Directions:
Say how many lines hold the string "matplotlib"; please write nothing but the number.

Given data:
▽

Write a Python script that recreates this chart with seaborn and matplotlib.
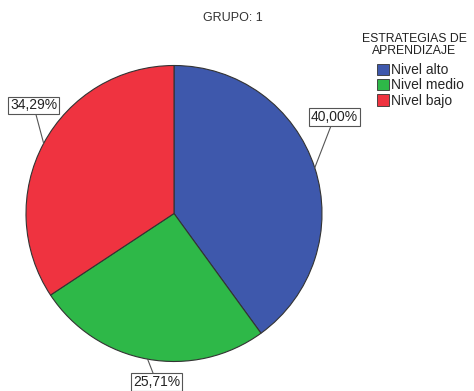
import matplotlib
matplotlib.use('Agg')
import matplotlib.pyplot as plt
import seaborn as sns
import numpy as np

# datos del gráfico
categorias = ['Nivel alto', 'Nivel medio', 'Nivel bajo']
porcentajes = [40.00, 25.71, 34.29]
etiquetas = ['40,00%', '25,71%', '34,29%']
colores = ['#3E58AC', '#2EB848', '#EF3340']

# posición de las etiquetas (coordenadas del eje, radio = 1)
label_pos = [(1.084, 0.652), (-0.118, -1.139), (-0.949, 0.730)]

sns.set_style('white')
plt.rcParams['font.family'] = ['Liberation Sans', 'DejaVu Sans']

fig = plt.figure(figsize=(4.74, 3.91), dpi=100)
W, H = 474, 391
cx, cy, r = 174, 213.5, 148
ax = fig.add_axes([(cx - r) / W, (H - cy - r) / H, 2 * r / W, 2 * r / H])

wedges, _ = ax.pie(porcentajes, colors=colores, startangle=90, counterclock=False,
                   radius=1, wedgeprops=dict(edgecolor='#333333', linewidth=0.8))
ax.set_xlim(-1, 1)
ax.set_ylim(-1, 1)
ax.axis('off')

for w, txt, pos in zip(wedges, etiquetas, label_pos):
    ang = np.deg2rad((w.theta1 + w.theta2) / 2)
    ax.annotate(txt, xy=(np.cos(ang), np.sin(ang)), xytext=pos,
                ha='center', va='center', fontsize=10, color='#222222',
                bbox=dict(boxstyle='square,pad=0.12', fc='white', ec='#555555', lw=0.8),
                arrowprops=dict(arrowstyle='-', color='#555555', lw=0.8,
                                shrinkA=0, shrinkB=0),
                annotation_clip=False)

fig.text(233 / W, 1 - 18 / H, 'GRUPO: 1', ha='center', va='center',
         fontsize=9, color='#333333')
fig.text(414 / W, 1 - 45 / H, 'ESTRATEGIAS DE\nAPRENDIZAJE', ha='center', va='center',
         fontsize=8.8, color='#222222', linespacing=0.95)

handles = [plt.Rectangle((0, 0), 1, 1, fc=c, ec='#333333', lw=0.6) for c in colores]
fig.legend(handles, categorias, loc='upper left', bbox_to_anchor=(377 / W, 1 - 63 / H),
           frameon=False, fontsize=10, handlelength=0.85, handleheight=0.85,
           handletextpad=0.15, labelspacing=0.1, borderpad=0, borderaxespad=0)

fig.savefig('out.png', dpi=100)
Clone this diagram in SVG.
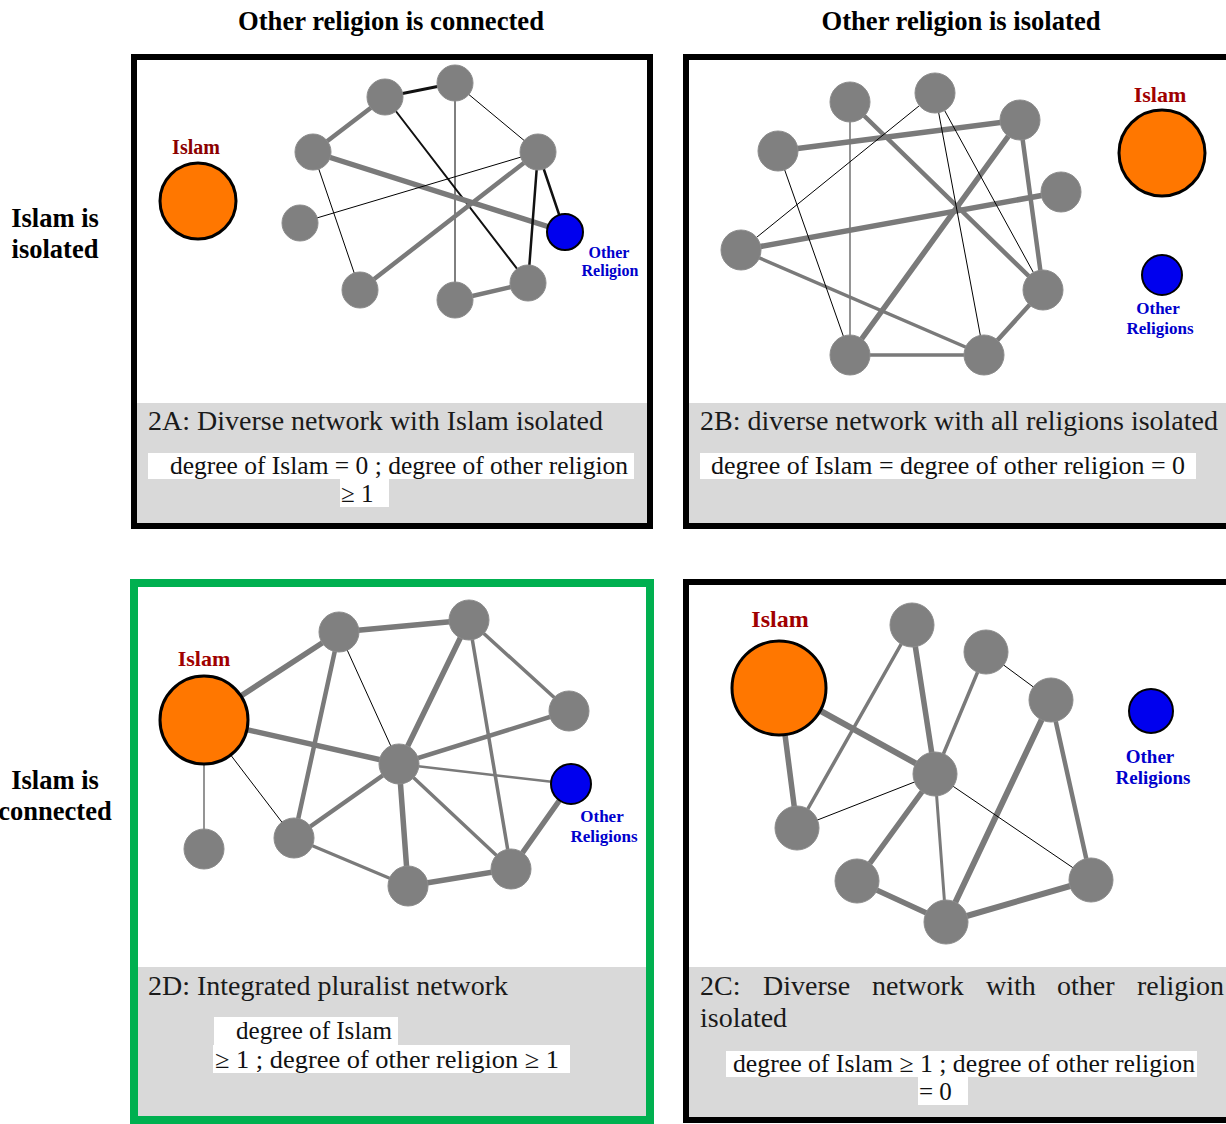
<svg xmlns="http://www.w3.org/2000/svg" width="1226" height="1124" viewBox="0 0 1226 1124">
<style>
.hdr{font-family:"Liberation Serif",serif;font-weight:bold;font-size:26.5px;fill:#000}
.cap{font-family:"Liberation Serif",serif;font-size:28px;fill:#1a1a1a}
.frm{font-family:"Liberation Serif",serif;font-size:25px;fill:#111}
.isl{font-family:"Liberation Serif",serif;font-weight:bold;fill:#A00000;text-anchor:middle}
.oth{font-family:"Liberation Serif",serif;font-weight:bold;fill:#0000CC;text-anchor:middle}
.node{fill:#808080;stroke:#8c8c8c;stroke-width:1}
.islam{fill:#FF7700;stroke:#000;stroke-width:3}
.other{fill:#0000EE;stroke:#000;stroke-width:2}
.g5{stroke:#7a7a7a;stroke-width:5.5}
.g4{stroke:#7a7a7a;stroke-width:4.5}
.g3{stroke:#7a7a7a;stroke-width:3.5}
.g1{stroke:#7a7a7a;stroke-width:1.6}
.k1{stroke:#000;stroke-width:1}
.k2{stroke:#111;stroke-width:2.5}
.box{fill:#fff}
.gray{fill:#d9d9d9}
</style>
<rect width="1226" height="1124" fill="#fff"/>

<!-- headers -->
<text class="hdr" x="391" y="30" text-anchor="middle" textLength="306" lengthAdjust="spacingAndGlyphs">Other religion is connected</text>
<text class="hdr" x="961" y="30" text-anchor="middle" textLength="279" lengthAdjust="spacingAndGlyphs">Other religion is isolated</text>
<text class="hdr" x="55" y="227" text-anchor="middle">Islam is</text>
<text class="hdr" x="55" y="258" text-anchor="middle">isolated</text>
<text class="hdr" x="55" y="789" text-anchor="middle">Islam is</text>
<text class="hdr" x="55" y="820" text-anchor="middle">connected</text>

<!-- panel frames -->
<g id="panel-2A">
<rect x="134" y="57" width="516" height="469" fill="#fff" stroke="#000" stroke-width="6"/>
<rect class="gray" x="137" y="403" width="510" height="120"/>
<text class="cap" x="148" y="430" textLength="455" lengthAdjust="spacingAndGlyphs">2A: Diverse network with Islam isolated</text>
<rect class="box" x="148" y="453" width="486" height="26"/>
<rect class="box" x="340" y="479" width="49" height="28"/>
<text class="frm" x="170" y="474" textLength="458" lengthAdjust="spacingAndGlyphs">degree of Islam = 0 ; degree of other religion</text>
<text class="frm" x="341" y="502">≥ 1</text>
</g>
<g id="panel-2B">
<rect x="686" y="57" width="560" height="469" fill="#fff" stroke="#000" stroke-width="6"/>
<rect class="gray" x="689" y="403" width="537" height="120"/>
<text class="cap" x="700" y="430" textLength="518" lengthAdjust="spacingAndGlyphs">2B: diverse network with all religions isolated</text>
<rect class="box" x="700" y="453" width="496" height="26"/>
<text class="frm" x="711" y="474" textLength="474" lengthAdjust="spacingAndGlyphs">degree of Islam = degree of other religion = 0</text>
</g>
<g id="panel-2D">
<rect x="134" y="583" width="516" height="537" fill="#fff" stroke="#00B050" stroke-width="8"/>
<rect class="gray" x="138" y="967" width="508" height="149"/>
<text class="cap" x="148" y="995" textLength="360" lengthAdjust="spacingAndGlyphs">2D: Integrated pluralist network</text>
<rect class="box" x="214" y="1017" width="184" height="28"/>
<rect class="box" x="213" y="1045" width="357" height="28"/>
<text class="frm" x="236" y="1039" textLength="156" lengthAdjust="spacingAndGlyphs">degree of Islam</text>
<text class="frm" x="215" y="1068" textLength="344" lengthAdjust="spacingAndGlyphs">≥ 1 ; degree of other religion  ≥ 1</text>
</g>
<g id="panel-2C">
<rect x="686" y="582" width="560" height="538" fill="#fff" stroke="#000" stroke-width="6"/>
<rect class="gray" x="689" y="967" width="537" height="150"/>
<text class="cap" y="995"><tspan x="700">2C:</tspan><tspan x="763">Diverse</tspan><tspan x="872">network</tspan><tspan x="986">with</tspan><tspan x="1057">other</tspan><tspan x="1137">religion</tspan></text>
<text class="cap" x="700" y="1027">isolated</text>
<rect class="box" x="726" y="1051" width="471" height="26"/>
<rect class="box" x="918" y="1077" width="50" height="28"/>
<text class="frm" x="733" y="1072" textLength="462" lengthAdjust="spacingAndGlyphs">degree of Islam  ≥ 1 ; degree of other religion</text>
<text class="frm" x="919" y="1100">= 0</text>
</g>

<!-- connectors -->
<g id="connectors" fill="none" stroke-linecap="round">
<!-- 2A -->
<line class="k2" x1="385" y1="97" x2="455" y2="83" style="stroke-width:3"/>
<line class="g4" x1="385" y1="97" x2="313" y2="152"/>
<line class="k2" x1="385" y1="97" x2="528" y2="283" style="stroke-width:2"/>
<line class="k1" x1="455" y1="83" x2="455" y2="300"/>
<line class="k1" x1="455" y1="83" x2="538" y2="152"/>
<line class="g5" x1="313" y1="152" x2="565" y2="232"/>
<line class="k1" x1="313" y1="152" x2="360" y2="290"/>
<line class="k1" x1="300" y1="223" x2="538" y2="152"/>
<line class="g4" x1="360" y1="290" x2="538" y2="152"/>
<line class="k2" x1="538" y1="152" x2="528" y2="283"/>
<line class="k2" x1="538" y1="152" x2="565" y2="232"/>
<line class="g4" x1="455" y1="300" x2="528" y2="283"/>
<!-- 2B -->
<line class="g5" x1="778" y1="151" x2="1020" y2="120"/>
<line class="g5" x1="741" y1="250" x2="1061" y2="192"/>
<line class="g4" x1="850" y1="102" x2="1043" y2="290"/>
<line class="g5" x1="1020" y1="120" x2="850" y2="355"/>
<line class="g4" x1="1020" y1="120" x2="1043" y2="290"/>
<line class="g3" x1="741" y1="250" x2="984" y2="355"/>
<line class="g3" x1="850" y1="355" x2="984" y2="355"/>
<line class="g4" x1="984" y1="355" x2="1043" y2="290"/>
<line class="g1" x1="850" y1="102" x2="850" y2="355"/>
<line class="k1" x1="778" y1="151" x2="850" y2="355"/>
<line class="k1" x1="741" y1="250" x2="935" y2="93"/>
<line class="k1" x1="935" y1="93" x2="984" y2="355"/>
<line class="k1" x1="935" y1="93" x2="1043" y2="290"/>
<!-- 2D -->
<line class="g5" x1="204" y1="720" x2="339" y2="632"/>
<line class="g5" x1="204" y1="720" x2="399" y2="764"/>
<line class="g1" x1="204" y1="720" x2="204" y2="849"/>
<line class="k1" x1="204" y1="720" x2="294" y2="838"/>
<line class="g5" x1="339" y1="632" x2="469" y2="620"/>
<line class="g4" x1="339" y1="632" x2="294" y2="838"/>
<line class="k1" x1="339" y1="632" x2="399" y2="764"/>
<line class="g5" x1="469" y1="620" x2="399" y2="764"/>
<line class="g3" x1="469" y1="620" x2="569" y2="711"/>
<line class="g3" x1="469" y1="620" x2="511" y2="869"/>
<line class="g4" x1="569" y1="711" x2="399" y2="764"/>
<line class="g1" x1="399" y1="764" x2="571" y2="784" style="stroke-width:2.5"/>
<line class="g4" x1="399" y1="764" x2="294" y2="838"/>
<line class="g5" x1="399" y1="764" x2="408" y2="886"/>
<line class="g3" x1="399" y1="764" x2="511" y2="869"/>
<line class="g3" x1="294" y1="838" x2="408" y2="886" style="stroke-width:3"/>
<line class="g5" x1="408" y1="886" x2="511" y2="869"/>
<line class="g5" x1="511" y1="869" x2="571" y2="784"/>
<!-- 2C -->
<line class="g5" x1="779" y1="688" x2="797" y2="828"/>
<line class="g5" x1="779" y1="688" x2="935" y2="774" style="stroke-width:6"/>
<line class="g3" x1="912" y1="625" x2="797" y2="828"/>
<line class="g5" x1="912" y1="625" x2="935" y2="774"/>
<line class="g3" x1="986" y1="652" x2="935" y2="774"/>
<line class="k1" x1="986" y1="652" x2="1051" y2="700"/>
<line class="g5" x1="1051" y1="700" x2="946" y2="922" style="stroke-width:6"/>
<line class="g4" x1="1051" y1="700" x2="1091" y2="880"/>
<line class="k1" x1="935" y1="774" x2="797" y2="828"/>
<line class="g5" x1="935" y1="774" x2="857" y2="881"/>
<line class="g3" x1="935" y1="774" x2="946" y2="922" style="stroke-width:3"/>
<line class="k1" x1="935" y1="774" x2="1091" y2="880"/>
<line class="g5" x1="857" y1="881" x2="946" y2="922"/>
<line class="g5" x1="946" y1="922" x2="1091" y2="880" style="stroke-width:6"/>
</g>

<!-- 2A nodes -->
<g id="a-islam"><circle class="islam" cx="198" cy="201" r="38"/><text class="isl" x="196" y="154" font-size="20" style="fill:#8B0000">Islam</text></g>
<g id="a-other"><circle class="other" cx="565" cy="232" r="18"/><text class="oth" x="609" y="258" font-size="16">Other</text><text class="oth" x="610" y="276" font-size="16">Religion</text></g>
<g id="a-n1"><circle class="node" cx="385" cy="97" r="18"/></g>
<g id="a-n2"><circle class="node" cx="455" cy="83" r="18"/></g>
<g id="a-n3"><circle class="node" cx="313" cy="152" r="18"/></g>
<g id="a-n4"><circle class="node" cx="538" cy="152" r="18"/></g>
<g id="a-n5"><circle class="node" cx="300" cy="223" r="18"/></g>
<g id="a-n6"><circle class="node" cx="360" cy="290" r="18"/></g>
<g id="a-n7"><circle class="node" cx="455" cy="300" r="18"/></g>
<g id="a-n8"><circle class="node" cx="528" cy="283" r="18"/></g>

<!-- 2B nodes -->
<g id="b-islam"><circle class="islam" cx="1162" cy="153" r="43"/><text class="isl" x="1160" y="102" font-size="22">Islam</text></g>
<g id="b-other"><circle class="other" cx="1162" cy="275" r="20"/><text class="oth" x="1158" y="314" font-size="17">Other</text><text class="oth" x="1160" y="334" font-size="17">Religions</text></g>
<g id="b-n1"><circle class="node" cx="850" cy="102" r="20"/></g>
<g id="b-n2"><circle class="node" cx="935" cy="93" r="20"/></g>
<g id="b-n3"><circle class="node" cx="1020" cy="120" r="20"/></g>
<g id="b-n4"><circle class="node" cx="778" cy="151" r="20"/></g>
<g id="b-n5"><circle class="node" cx="1061" cy="192" r="20"/></g>
<g id="b-n6"><circle class="node" cx="741" cy="250" r="20"/></g>
<g id="b-n7"><circle class="node" cx="1043" cy="290" r="20"/></g>
<g id="b-n8"><circle class="node" cx="850" cy="355" r="20"/></g>
<g id="b-n9"><circle class="node" cx="984" cy="355" r="20"/></g>

<!-- 2D nodes -->
<g id="d-islam"><circle class="islam" cx="204" cy="720" r="44"/><text class="isl" x="204" y="666" font-size="22">Islam</text></g>
<g id="d-other"><circle class="other" cx="571" cy="784" r="20"/><text class="oth" x="602" y="822" font-size="17">Other</text><text class="oth" x="604" y="842" font-size="17">Religions</text></g>
<g id="d-n1"><circle class="node" cx="339" cy="632" r="20"/></g>
<g id="d-n2"><circle class="node" cx="469" cy="620" r="20"/></g>
<g id="d-n3"><circle class="node" cx="569" cy="711" r="20"/></g>
<g id="d-n4"><circle class="node" cx="399" cy="764" r="20"/></g>
<g id="d-n5"><circle class="node" cx="294" cy="838" r="20"/></g>
<g id="d-n6"><circle class="node" cx="204" cy="849" r="20"/></g>
<g id="d-n7"><circle class="node" cx="408" cy="886" r="20"/></g>
<g id="d-n8"><circle class="node" cx="511" cy="869" r="20"/></g>

<!-- 2C nodes -->
<g id="c-islam"><circle class="islam" cx="779" cy="688" r="47"/><text class="isl" x="780" y="627" font-size="24">Islam</text></g>
<g id="c-other"><circle class="other" cx="1151" cy="711" r="22"/><text class="oth" x="1150" y="763" font-size="19">Other</text><text class="oth" x="1153" y="784" font-size="19">Religions</text></g>
<g id="c-n1"><circle class="node" cx="912" cy="625" r="22"/></g>
<g id="c-n2"><circle class="node" cx="986" cy="652" r="22"/></g>
<g id="c-n3"><circle class="node" cx="1051" cy="700" r="22"/></g>
<g id="c-n4"><circle class="node" cx="935" cy="774" r="22"/></g>
<g id="c-n5"><circle class="node" cx="797" cy="828" r="22"/></g>
<g id="c-n6"><circle class="node" cx="857" cy="881" r="22"/></g>
<g id="c-n7"><circle class="node" cx="946" cy="922" r="22"/></g>
<g id="c-n8"><circle class="node" cx="1091" cy="880" r="22"/></g>
</svg>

△

Solution to this exercise:
4